I love fun programming tutorials, and I love the Jupyter notebook for showing how to do cool Python stuff. So I was really happy this morning when I saw Allison Parrish (who makes a lot of delightful computer-generated language art) post these tutorials she’s written (which mostly use the Jupyter notebook) about how to parse and generate English text this morning!
First, some links to cool stuff Allison has done:
- her awesome website with a billion cool links
- Her !!Con talk lossy text compression, for some reason?!?! (which is basically about using JPEG compression to compress text, with weird and wonderful results. It’s 10 minutes, watch it, really)
- The Ephemerides is a lovely Twitter bot that posts computer-generated poems and pictures from space
- everyword tweeted every word in the English language
- awesome transcript of “Exploring (Semantic) Space With (Literal) Robots”, a talk by her about computer-generated poetry.
- A game called rewordable that I want to buy
And now the tutorials! To start, there’s this a basic intro to working with CSV files in Python (which is extremely useful, but I know that.
Here are the links to the 4 tutorials I was really excited about if you just want the links and don’t care what I have to say about them :)
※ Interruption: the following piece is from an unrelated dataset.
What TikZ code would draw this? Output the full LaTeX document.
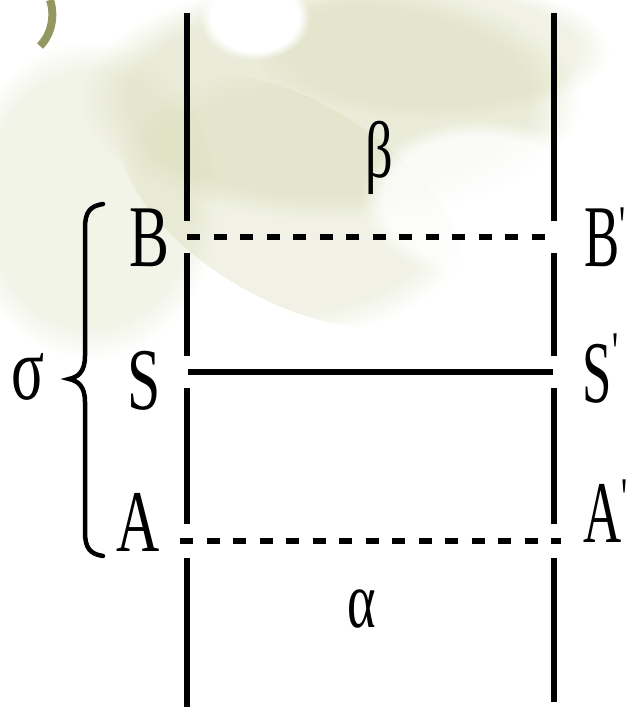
\documentclass[tikz,border=0pt]{standalone}
\usepackage{fontspec}
\setmainfont{Liberation Serif}
\newfontfamily\labelfont{Liberation Serif}
\usetikzlibrary{positioning,fadings}
\definecolor{leaf}{RGB}{214,217,180}
\definecolor{stem}{RGB}{146,152,96}
\tikzset{
    wall/.style={line width=5.5pt},
    face/.style={line width=5.5pt},
    dashface/.style={line width=5.5pt,dash pattern=on 13pt off 13.5pt},
    lbl/.style={inner sep=0pt,font=\labelfont\fontsize{88}{90}\selectfont},
    greek/.style={inner sep=0pt,font=\labelfont\fontsize{80}{90}\selectfont},
    blob/.style={fill=leaf,path fading=circle with fuzzy edge 20 percent}
}
\newcommand{\narrow}[1]{\scalebox{0.68}[1]{#1}}
\newcommand{\narrowR}[1]{\scalebox{0.6}[1]{#1}}
\newcommand{\tick}[1]{\raisebox{#1}{\fontsize{56}{56}\selectfont\textquotesingle}}

\begin{document}
\begin{tikzpicture}[x=1pt,y=-1pt]
    \useasboundingbox (0,0) rectangle (629,707);

    % blurred background
    \fill[blob,opacity=0.5] (330,100) ellipse (250 and 120);
    \fill[blob,opacity=0.35,rotate around={-30:(290,200)}] (290,200) ellipse (190 and 100);
    \fill[blob,opacity=0.3] (90,200) ellipse (130 and 160);
    \fill[blob,opacity=0.35] (430,50) ellipse (180 and 70);
    \fill[white,path fading=circle with fuzzy edge 20 percent] (255,18) ellipse (55 and 42);
    \fill[white,path fading=circle with fuzzy edge 20 percent,opacity=0.8] (480,200) ellipse (120 and 80);
    \draw[stem,line width=8pt] (40,46) .. controls (52,34) and (55,15) .. (50,0);

    % walls
    \coordinate (Ltop) at (187,13);
    \coordinate (Lbot) at (187,707);
    \coordinate (Rtop) at (554,13);
    \coordinate (Rbot) at (554,702);
    \foreach \x/\n in {187/L,554/R}{
        \coordinate (\n1) at (\x,221);
        \coordinate (\n2) at (\x,253);
        \coordinate (\n3) at (\x,356);
        \coordinate (\n4) at (\x,388);
        \coordinate (\n5) at (\x,524);
        \coordinate (\n6) at (\x,558);
    }
    \draw[wall] (Ltop) -- (L1) (L2) -- (L3) (L4) -- (L5) (L6) -- (Lbot);
    \draw[wall] (Rtop) -- (R1) (R2) -- (R3) (R4) -- (R5) (R6) -- (Rbot);

    % planes
    \coordinate (bl) at (187,237);
    \coordinate (br) at (554,237);
    \coordinate (sl) at (188,372);
    \coordinate (sr) at (553,372);
    \coordinate (al) at (180,541);
    \coordinate (ar) at (561,541);
    \draw[dashface] (bl) -- (br);
    \draw[face] (sl) -- (sr);
    \draw[dashface] (al) -- (ar);

    % labels
    \node[lbl,anchor=base west] (B) at (129,266) {\narrow{B}};
    \node[lbl,anchor=base west] (S) at (127,409) {\narrow{S}};
    \node[lbl,anchor=base west] (A) at (116,551) {\narrow{A}};
    \node[lbl,anchor=base west] (B') at (584,266) {\narrowR{B\tick{22pt}}};
    \node[lbl,anchor=base west] (S') at (582,402) {\narrowR{S\kern2pt\tick{32pt}}};
    \node[lbl,anchor=base west] (A') at (583,542) {\narrowR{A\tick{26pt}}};
    \node[greek] (beta) at (379,158) {\narrow{β}};
    \node[greek,anchor=base] (alpha) at (362,627) {\narrow{α}};
    \node[greek,anchor=base,font=\labelfont\fontsize{90}{90}\selectfont] (sigma) at (28,399) {\narrow{σ}};

    % brace
    \coordinate (tip) at (69,379);
    \draw[line width=4.5pt,line cap=round] (103,204) .. controls (90,206) and (85,212) .. (85,228)
        -- (85,356) .. controls (85,372) and (78,377) .. (tip)
        .. controls (78,381) and (85,386) .. (85,402)
        -- (85,532) .. controls (85,548) and (90,554) .. (103,556);
\end{tikzpicture}
\end{document}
First! Suppose you want to generate random text, like “I’m a banana, not a cucumber”. You could do this by writing like
"I'm a %s, not a %s" % ("banana", "cucumber"), but you’ll run into problems fast because it’s “I’m an apple”, not “I’m a apple”.
It turns out that there’s a cool library called Tracery to help you with text generation. Allison has 2 cool tutorials about Tracery:
Parsing text with spaCy
The next tutorial is NLP concepts with spaCy. Basically you can take a sentence or paragraph and parse it to figure out what it means! Some example of stuff she explains how to figure out:
Where the sentences are Whether a word is a verb or a noun or what Identify more complicated grammar constructs like the “prepositional phrases” (‘with reason and conscience’, ‘towards one another’)
She linked to some examples of how to use spacy. I ran the “what they’re doing” example on Pride and Prejudice and it wrote out:
Hurst is returning
Bingley is blaming
Collins is coming
Darcy is viewing
Bingley is providing
Wickham is caring
Darcy is viewing
Lady is remaining
Hill is coming
So it seems to have done a good job of identifying the characters in Pride and Prejudice! Neat!
Previously the NLP library I’d heard about was NLTK, and she has this very useful note in the tutorial:
(Traditionally, most NLP work in Python was done with a library called NLTK. NLTK is a fantastic library, but it’s also a writhing behemoth: large and slippery and difficult to understand. Also, much of the code in NLTK is decades out of date with contemporary practices in NLP.)
Understanding word vectors
Ok, the next tutorial is Understanding word vectors
The cool thing I learned from this is that you can programmatically “average” words like ‘day’ and ‘night’ to end up with ‘evening’! You can also figure out which animals are similar and all kinds of really cool stuff. I didn’t know that you could do this, if you want to know more you should read the excellent tutorial.
Fun building blocks for doing text experiments!
I think these 3 things (tracery for generating sentences, spacy for parsing text, and spacy (again) for seeing which words are similar to each other) seem like a super awesome way to get started with playing with text!